- **Aim of the exercise**
Compile every line that includes the word "matplotlib".

- **Recorded data**

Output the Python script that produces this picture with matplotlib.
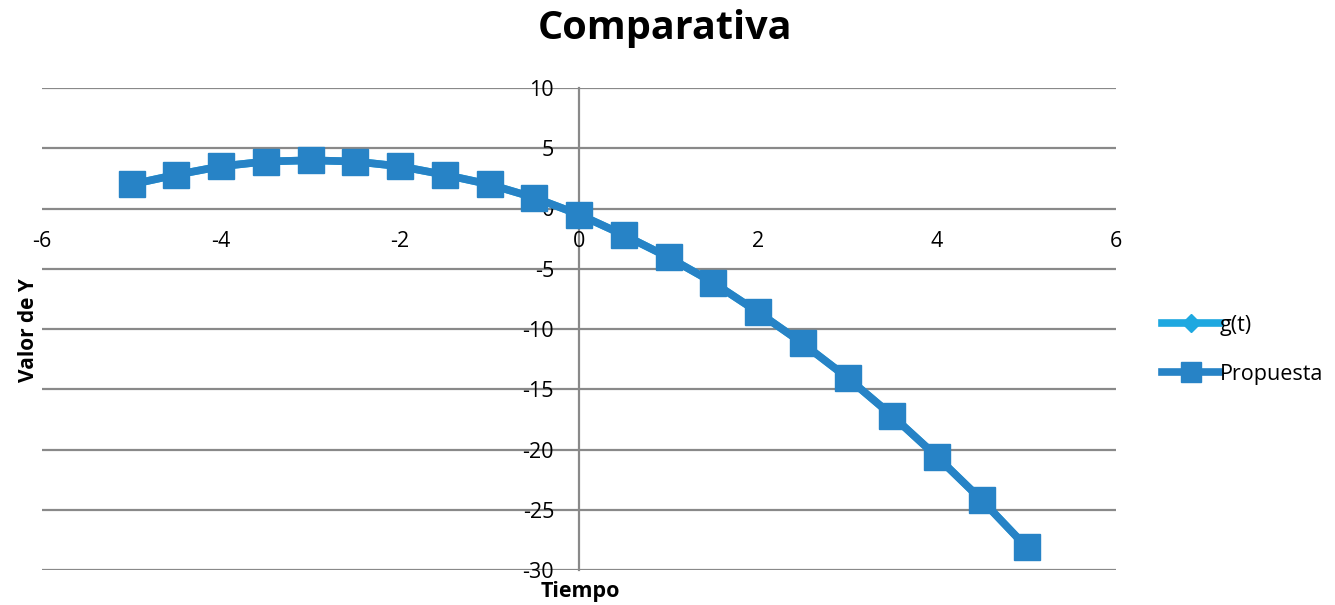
import matplotlib
matplotlib.use("Agg")
import matplotlib.pyplot as plt

t = [-5, -4.5, -4, -3.5, -3, -2.5, -2, -1.5, -1, -0.5, 0, 0.5, 1, 1.5, 2, 2.5, 3, 3.5, 4, 4.5, 5]
g_t = [2.0, 2.8, 3.5, 3.9, 4.0, 3.9, 3.5, 2.8, 2.0, 0.9, -0.5, -2.2, -4.05, -6.15, -8.6, -11.2, -14.05, -17.2, -20.6, -24.2, -28.1]
propuesta = [2.0, 2.8, 3.5, 3.9, 4.0, 3.9, 3.5, 2.8, 2.0, 0.9, -0.5, -2.2, -4.05, -6.15, -8.6, -11.2, -14.05, -17.2, -20.6, -24.2, -28.1]
x_ticks = [-6, -4, -2, 0, 2, 4, 6]
y_ticks = [-30, -25, -20, -15, -10, -5, 0, 5, 10]

plt.rcParams['font.family'] = ['Open Sans', 'DejaVu Sans']

fig = plt.figure(figsize=(13.35, 6.05), dpi=100)
ax = fig.add_axes([42/1335, 1-570/605, (1116-42)/1335, (570-88)/605])

ax.set_xlim(-6, 6)
ax.set_ylim(-30, 10)

grid_c = '#898989'
for y in y_ticks:
    ax.axhline(y, color=grid_c, lw=1.6, zorder=1)
for s in ax.spines.values():
    s.set_visible(False)
ax.spines['left'].set_visible(True)
ax.spines['left'].set_position(('data', 0))
ax.spines['left'].set_color(grid_c)
ax.spines['left'].set_linewidth(1.6)
ax.spines['left'].set_zorder(1)
ax.spines['bottom'].set_position(('data', 0))

ax.set_xticks(x_ticks)
ax.set_yticks(y_ticks)
ax.set_xticklabels([str(v) for v in x_ticks])
ax.set_yticklabels([str(v) for v in y_ticks])
ax.tick_params(axis='both', length=0, labelsize=15.5, colors='black')
ax.tick_params(axis='x', pad=16)
ax.tick_params(axis='y', pad=18)

ax.plot(t, g_t, color='#1EA8E0', lw=5.5, marker='D', markersize=12, label='g(t)', zorder=3)
ax.plot(t, propuesta, color='#2783C6', lw=5.5, marker='s', markersize=18.5, label='Propuesta', zorder=4)

fig.text(665/1335, 1-28/605, 'Comparativa', ha='center', va='center', fontsize=28.5, fontweight='bold')
fig.text(580/1335, 1-591/605, 'Tiempo', ha='center', va='center', fontsize=15.5, fontweight='bold')
fig.text(28/1335, 1-330/605, 'Valor de Y', ha='center', va='center', fontsize=15, fontweight='bold', rotation=90)

leg = fig.legend(loc='upper left', bbox_to_anchor=(1153/1335, 1-306/605), frameon=False,
                 fontsize=15.5, handlelength=2.7, handletextpad=0.0, labelspacing=1.3, markerscale=0.8,
                 borderaxespad=0)

fig.savefig('out.png', dpi=100)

- **Answer below**
Output the Python script that produces this picture with matplotlib.
import matplotlib
matplotlib.use("Agg")
import matplotlib.pyplot as plt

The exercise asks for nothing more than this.